═════ Given data ═════

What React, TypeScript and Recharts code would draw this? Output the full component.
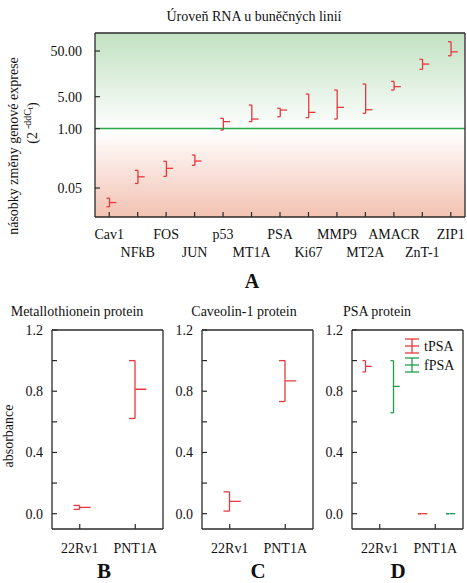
import React from 'react';
import {
  ComposedChart,
  Bar,
  Scatter,
  XAxis,
  YAxis,
  ReferenceLine,
  ReferenceArea,
  Legend
} from 'recharts';

// panel A: relative RNA expression (2^-ddCt), log scale
const genes = ['Cav1', 'NFkB', 'FOS', 'JUN', 'p53', 'MT1A', 'PSA', 'Ki67', 'MMP9', 'MT2A', 'AMACR', 'ZnT-1', 'ZIP1'];
const geneMean = [0.024, 0.088, 0.135, 0.195, 1.42, 1.62, 2.55, 2.27, 2.92, 2.59, 8.3, 25.9, 48];
const geneLow = [0.0195, 0.063, 0.09, 0.157, 0.93, 1.42, 1.82, 1.73, 1.62, 2.16, 7.0, 19.9, 39.4];
const geneHigh = [0.03, 0.122, 0.192, 0.264, 1.68, 3.28, 2.78, 5.72, 7.0, 9.46, 10.8, 32.9, 80];
const geneTicks = [0.05, 0.5, 1, 5, 50];
const geneMirrorTicks = [1, 2, 3, 4, 5, 6, 7, 8, 9];
const geneDomain = [0.0116, 124];

// panels B-D: protein absorbance
const cells = ['22Rv1', 'PNT1A'];
const mtMean = [0.041, 0.813];
const mtLow = [0.028, 0.622];
const mtHigh = [0.054, 1.0];
const cavMean = [0.08, 0.868];
const cavLow = [0.017, 0.733];
const cavHigh = [0.143, 1.0];
const tpsaMean = [0.963, 0];
const tpsaLow = [0.926, 0];
const tpsaHigh = [1.0, 0];
const fpsaMean = [0.832, 0];
const fpsaLow = [0.659, 0];
const fpsaHigh = [1.0, 0];
const absTicks = [0, 0.2, 0.4, 0.6, 0.8, 1.0, 1.2];
const psaOrder = ['tPSA', 'fPSA'];

const RED = '#e8383d';
const GREEN = '#1f9e4b';
const AXIS = '#2a2a2a';
const FONT = "'Liberation Serif', 'Times New Roman', serif";

const geneRows = genes.map((name, i) => ({ name, mean: geneMean[i], range: [geneLow[i], geneHigh[i]] }));
const toRows = (mean: number[], low: number[], high: number[]) =>
  cells.map((name, i) => ({ name, mean: mean[i], range: [low[i], high[i]] }));
const mtRows = toRows(mtMean, mtLow, mtHigh);
const cavRows = toRows(cavMean, cavLow, cavHigh);
const psaRows = cells.map((name, i) => ({
  name,
  t: tpsaMean[i],
  tRange: [tpsaLow[i], tpsaHigh[i]],
  f: fpsaMean[i],
  fRange: [fpsaLow[i], fpsaHigh[i]]
}));

const axisLine = { stroke: AXIS, strokeWidth: 1.3 };
const tickLine = { stroke: AXIS, strokeWidth: 1.2 };

// vertical range with caps on the left ("]")
const rangeShape = (color: string, cap: number) => (p: any) => {
  const cx = p.x + p.width / 2;
  const top = p.y;
  const bot = p.y + p.height;
  return (
    <g stroke={color} strokeWidth={1.3} fill="none">
      <line x1={cx} y1={top} x2={cx} y2={bot} />
      <line x1={cx - cap} y1={top} x2={cx} y2={top} />
      <line x1={cx - cap} y1={bot} x2={cx} y2={bot} />
    </g>
  );
};

// mean tick to the right
const meanShape = (color: string, off: number, len: number) => (p: any) => (
  <line x1={p.cx + off} y1={p.cy} x2={p.cx + off + len} y2={p.cy} stroke={color} strokeWidth={1.3} />
);

const GeneTick = (props: any) => {
  const { x, y, payload, index } = props;
  return (
    <text x={x} y={y + (index % 2 ? 45 : 27)} textAnchor="middle" fontSize={14} fill="#111">
      {payload.value}
    </text>
  );
};

const CellTick = (props: any) => {
  const { x, y, payload } = props;
  return (
    <text x={x} y={y + 29} textAnchor="middle" fontSize={14} fill="#111">
      {payload.value}
    </text>
  );
};

const PsaLegend = (props: any) => {
  const items = (props.payload || [])
    .filter((p: any) => psaOrder.includes(p.value))
    .sort((a: any, b: any) => psaOrder.indexOf(a.value) - psaOrder.indexOf(b.value));
  return (
    <svg width={62} height={40}>
      {items.map((p: any, i: number) => {
        const cy = 12 + i * 19;
        return (
          <g key={p.value}>
            <g stroke={p.color} strokeWidth={1.3}>
              <line x1={12} y1={cy - 7} x2={12} y2={cy + 7} />
              <line x1={5} y1={cy - 7} x2={19} y2={cy - 7} />
              <line x1={5} y1={cy} x2={19} y2={cy} />
              <line x1={5} y1={cy + 7} x2={19} y2={cy + 7} />
            </g>
            <text x={24} y={cy + 5} fontSize={14} fill="#111" fontFamily={FONT}>
              {p.value}
            </text>
          </g>
        );
      })}
    </svg>
  );
};

const absAxes = [
  <XAxis
    key="xb"
    dataKey="name"
    interval={0}
    height={54}
    tickSize={-5}
    tickMargin={0}
    axisLine={axisLine}
    tickLine={tickLine}
    tick={<CellTick />}
  />,
  <XAxis
    key="xt"
    xAxisId="top"
    orientation="top"
    dataKey="name"
    interval={0}
    height={1}
    tickSize={-5}
    tick={false}
    axisLine={axisLine}
    tickLine={tickLine}
  />,
  <YAxis
    key="yl"
    type="number"
    domain={[-0.1, 1.2]}
    allowDataOverflow
    ticks={absTicks}
    tickFormatter={(v: number) => (Math.round(v * 10) % 4 === 0 ? v.toFixed(1) : '')}
    width={52}
    tickSize={-5}
    tickMargin={14}
    tick={{ fontSize: 14, fill: '#111' }}
    axisLine={axisLine}
    tickLine={tickLine}
  />,
  <YAxis
    key="yr"
    yAxisId="r"
    orientation="right"
    type="number"
    domain={[-0.1, 1.2]}
    allowDataOverflow
    ticks={absTicks}
    width={1}
    tickSize={-5}
    tick={false}
    axisLine={axisLine}
    tickLine={tickLine}
  />
];

const absMargin = { top: 39, right: 2, bottom: 0, left: 0 };

export default function App() {
  return (
    <div style={{ position: 'absolute', left: 0, top: 0, width: 467, height: 583, background: '#fff', fontFamily: FONT }}>
      <div style={{ position: 'absolute', left: 0, top: 0 }}>
        <ComposedChart width={467} height={262} data={geneRows} margin={{ top: 32, right: 1, bottom: 0, left: 0 }}>
          <defs>
            <linearGradient id="bgA" x1="0" y1="0" x2="0" y2="1">
              <stop offset="0" stopColor="#c2e1c2" />
              <stop offset="0.5" stopColor="#fbfdfb" />
              <stop offset="0.53" stopColor="#ffffff" />
              <stop offset="1" stopColor="#f3c2b2" />
            </linearGradient>
          </defs>
          <ReferenceArea y1={geneDomain[0]} y2={geneDomain[1]} fill="url(#bgA)" fillOpacity={1} stroke="none" ifOverflow="visible" />
          <XAxis
            dataKey="name"
            interval={0}
            height={45}
            tickSize={-5}
            tickMargin={0}
            axisLine={axisLine}
            tickLine={tickLine}
            tick={<GeneTick />}
          />
          <XAxis
            xAxisId="top"
            orientation="top"
            dataKey="name"
            interval={0}
            height={1}
            tickSize={-5}
            tick={false}
            axisLine={axisLine}
            tickLine={tickLine}
          />
          <YAxis
            type="number"
            scale="log"
            domain={geneDomain}
            allowDataOverflow
            ticks={geneTicks}
            tickFormatter={(v: number) => v.toFixed(2)}
            width={95}
            tickSize={-5}
            tickMargin={18}
            tick={{ fontSize: 14, fill: '#111' }}
            axisLine={axisLine}
            tickLine={tickLine}
          />
          <YAxis
            yAxisId="r"
            orientation="right"
            type="number"
            domain={[0, 10]}
            ticks={geneMirrorTicks}
            width={1}
            tickSize={-5}
            tick={false}
            axisLine={axisLine}
            tickLine={tickLine}
          />
          <ReferenceLine y={1} stroke="#27a844" strokeWidth={1.5} />
          <Bar dataKey="range" barSize={1} shape={rangeShape(RED, 3)} isAnimationActive={false} />
          <Scatter dataKey="mean" shape={meanShape(RED, 0, 7)} isAnimationActive={false} />
        </ComposedChart>
      </div>

      <div style={{ position: 'absolute', left: 0, top: 290 }}>
        <ComposedChart width={166} height={293} data={mtRows} margin={absMargin}>
          {absAxes}
          <Bar dataKey="range" barSize={1} shape={rangeShape(RED, 6)} isAnimationActive={false} />
          <Scatter dataKey="mean" shape={meanShape(RED, 0, 11)} isAnimationActive={false} />
        </ComposedChart>
      </div>

      <div style={{ position: 'absolute', left: 150, top: 290 }}>
        <ComposedChart width={166} height={293} data={cavRows} margin={absMargin}>
          {absAxes}
          <Bar dataKey="range" barSize={1} shape={rangeShape(RED, 6)} isAnimationActive={false} />
          <Scatter dataKey="mean" shape={meanShape(RED, 0, 11)} isAnimationActive={false} />
        </ComposedChart>
      </div>

      <div style={{ position: 'absolute', left: 300, top: 290 }}>
        <ComposedChart width={166} height={293} data={psaRows} margin={absMargin} barGap={27}>
          {absAxes}
          <Bar dataKey="tRange" name="tPSA" fill={RED} barSize={1} shape={rangeShape(RED, 3)} isAnimationActive={false} />
          <Bar dataKey="fRange" name="fPSA" fill={GREEN} barSize={1} shape={rangeShape(GREEN, 3)} isAnimationActive={false} />
          <Scatter dataKey="t" legendType="none" shape={meanShape(RED, -14, 6)} isAnimationActive={false} />
          <Scatter dataKey="f" legendType="none" shape={meanShape(GREEN, 14, 6)} isAnimationActive={false} />
          <Legend
            layout="horizontal"
            verticalAlign="middle"
            align="center"
            content={PsaLegend}
            wrapperStyle={{ left: 100, top: 44, width: 62, height: 40 }}
          />
        </ComposedChart>
      </div>

      <svg width={467} height={583} style={{ position: 'absolute', left: 0, top: 0, pointerEvents: 'none' }} fontFamily={FONT} fill="#111">
        <text x={254} y={21} textAnchor="middle" fontSize={14}>Úroveň RNA u buněčných linií</text>
        <text transform="translate(18,146) rotate(-90)" textAnchor="middle" fontSize={14}>násobky změny genové exprese</text>
        <text transform="translate(37,123) rotate(-90)" textAnchor="middle" fontSize={14}>
          (2<tspan dx={3} dy={-6} fontSize={10}>-ddC</tspan>
          <tspan dy={2} fontSize={8}>t</tspan>
          <tspan dy={4} fontSize={14}>)</tspan>
        </text>
        <text x={252} y={288} textAnchor="middle" fontSize={20} fontWeight="bold">A</text>

        <text x={77} y={316} textAnchor="middle" fontSize={14}>Metallothionein protein</text>
        <text x={244} y={316} textAnchor="middle" fontSize={14}>Caveolin-1 protein</text>
        <text x={377} y={316} textAnchor="middle" fontSize={14}>PSA protein</text>
        <text transform="translate(13,436) rotate(-90)" textAnchor="middle" fontSize={14}>absorbance</text>

        <text x={104} y={578} textAnchor="middle" fontSize={21} fontWeight="bold">B</text>
        <text x={258} y={578} textAnchor="middle" fontSize={21} fontWeight="bold">C</text>
        <text x={398} y={578} textAnchor="middle" fontSize={21} fontWeight="bold">D</text>
      </svg>
    </div>
  );
}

═════

Task description: Tally every line of the data that holds the word "React" and write the count alone.

Right answer: 2